■ **Required task**
Reproduce exactly the lines below, from the first one through the line containing "ax = fig.add_axes([0.1743, 0.156, 0.591, 0.609])", and omit any pictures.

■ **Data excerpt**
-- Begin --

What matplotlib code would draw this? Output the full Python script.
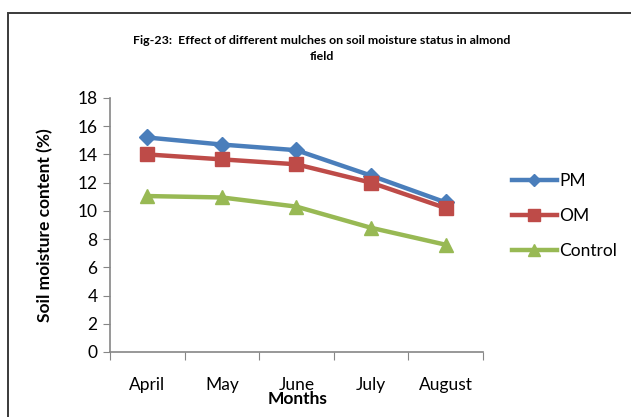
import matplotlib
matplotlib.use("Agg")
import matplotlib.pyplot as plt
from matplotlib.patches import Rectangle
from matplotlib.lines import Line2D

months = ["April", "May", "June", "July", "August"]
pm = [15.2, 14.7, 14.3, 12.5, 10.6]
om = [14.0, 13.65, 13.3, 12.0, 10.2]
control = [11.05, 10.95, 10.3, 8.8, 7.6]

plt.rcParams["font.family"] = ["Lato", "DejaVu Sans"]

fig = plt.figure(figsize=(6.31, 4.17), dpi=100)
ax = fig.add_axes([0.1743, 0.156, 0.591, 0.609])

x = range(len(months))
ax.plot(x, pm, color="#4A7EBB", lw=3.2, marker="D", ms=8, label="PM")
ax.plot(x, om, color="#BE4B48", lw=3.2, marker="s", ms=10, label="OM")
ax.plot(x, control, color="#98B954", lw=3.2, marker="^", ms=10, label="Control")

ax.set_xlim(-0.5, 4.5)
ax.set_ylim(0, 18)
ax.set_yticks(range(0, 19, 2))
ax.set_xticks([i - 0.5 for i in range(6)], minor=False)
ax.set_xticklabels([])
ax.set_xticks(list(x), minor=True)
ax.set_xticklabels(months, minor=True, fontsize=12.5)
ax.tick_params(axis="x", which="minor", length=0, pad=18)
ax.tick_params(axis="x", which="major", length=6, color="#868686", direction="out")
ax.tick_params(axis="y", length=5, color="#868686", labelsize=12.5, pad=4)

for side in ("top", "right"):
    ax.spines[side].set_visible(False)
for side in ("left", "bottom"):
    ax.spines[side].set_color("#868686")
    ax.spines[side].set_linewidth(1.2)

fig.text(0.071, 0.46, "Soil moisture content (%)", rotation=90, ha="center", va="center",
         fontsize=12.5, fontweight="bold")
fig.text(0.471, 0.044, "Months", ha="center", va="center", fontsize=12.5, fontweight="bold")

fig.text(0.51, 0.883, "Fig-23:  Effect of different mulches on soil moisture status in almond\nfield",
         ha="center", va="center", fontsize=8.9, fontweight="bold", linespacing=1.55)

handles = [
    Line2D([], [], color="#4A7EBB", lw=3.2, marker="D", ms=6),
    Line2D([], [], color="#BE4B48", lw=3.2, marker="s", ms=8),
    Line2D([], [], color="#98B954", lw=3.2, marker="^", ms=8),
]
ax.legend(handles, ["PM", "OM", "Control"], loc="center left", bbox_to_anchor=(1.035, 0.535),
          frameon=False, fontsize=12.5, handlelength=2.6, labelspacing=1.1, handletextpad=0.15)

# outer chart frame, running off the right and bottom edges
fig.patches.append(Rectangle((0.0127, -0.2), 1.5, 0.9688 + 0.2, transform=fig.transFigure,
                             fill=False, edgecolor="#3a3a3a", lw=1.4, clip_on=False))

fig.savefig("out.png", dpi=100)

-- End --

■ **Exercise response**
What matplotlib code would draw this? Output the full Python script.
import matplotlib
matplotlib.use("Agg")
import matplotlib.pyplot as plt
from matplotlib.patches import Rectangle
from matplotlib.lines import Line2D

months = ["April", "May", "June", "July", "August"]
pm = [15.2, 14.7, 14.3, 12.5, 10.6]
om = [14.0, 13.65, 13.3, 12.0, 10.2]
control = [11.05, 10.95, 10.3, 8.8, 7.6]

plt.rcParams["font.family"] = ["Lato", "DejaVu Sans"]

fig = plt.figure(figsize=(6.31, 4.17), dpi=100)
ax = fig.add_axes([0.1743, 0.156, 0.591, 0.609])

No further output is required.